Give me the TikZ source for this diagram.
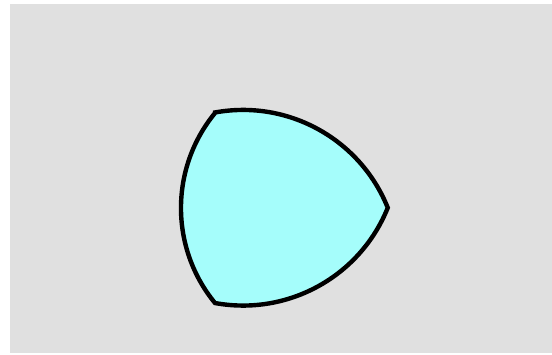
\documentclass[tikz,border=0pt]{standalone}
\definecolor{bggray}{RGB}{224,224,224}
\definecolor{shapecyan}{RGB}{165,253,251}
\tikzset{shapeline/.style={draw=black,line width=4.4pt,fill=shapecyan,line join=miter}}
\begin{document}
\begin{tikzpicture}[x=1pt,y=1pt]
\useasboundingbox (0,0) rectangle (552,355);
\fill[white] (0,0) rectangle (552,355);
\fill[bggray] (10,1.5) rectangle (552,351);
\draw[shapeline] (215,242)
  arc[start angle=140.6,end angle=219.4,radius=149.7]
  arc[start angle=-100.35,end angle=-21.9,radius=156]
  arc[start angle=21.9,end angle=100.35,radius=156]
  -- cycle;
\end{tikzpicture}
\end{document}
□ □ □ □ □ □ □
→ **Set problem**: Your copy of the data above should match it exactly, except that pictures are left out.

→ **The answer**:
Give me the TikZ source for this diagram.
\documentclass[tikz,border=0pt]{standalone}
\definecolor{bggray}{RGB}{224,224,224}
\definecolor{shapecyan}{RGB}{165,253,251}
\tikzset{shapeline/.style={draw=black,line width=4.4pt,fill=shapecyan,line join=miter}}
\begin{document}
\begin{tikzpicture}[x=1pt,y=1pt]
\useasboundingbox (0,0) rectangle (552,355);
\fill[white] (0,0) rectangle (552,355);
\fill[bggray] (10,1.5) rectangle (552,351);
\draw[shapeline] (215,242)
  arc[start angle=140.6,end angle=219.4,radius=149.7]
  arc[start angle=-100.35,end angle=-21.9,radius=156]
  arc[start angle=21.9,end angle=100.35,radius=156]
  -- cycle;
\end{tikzpicture}
\end{document}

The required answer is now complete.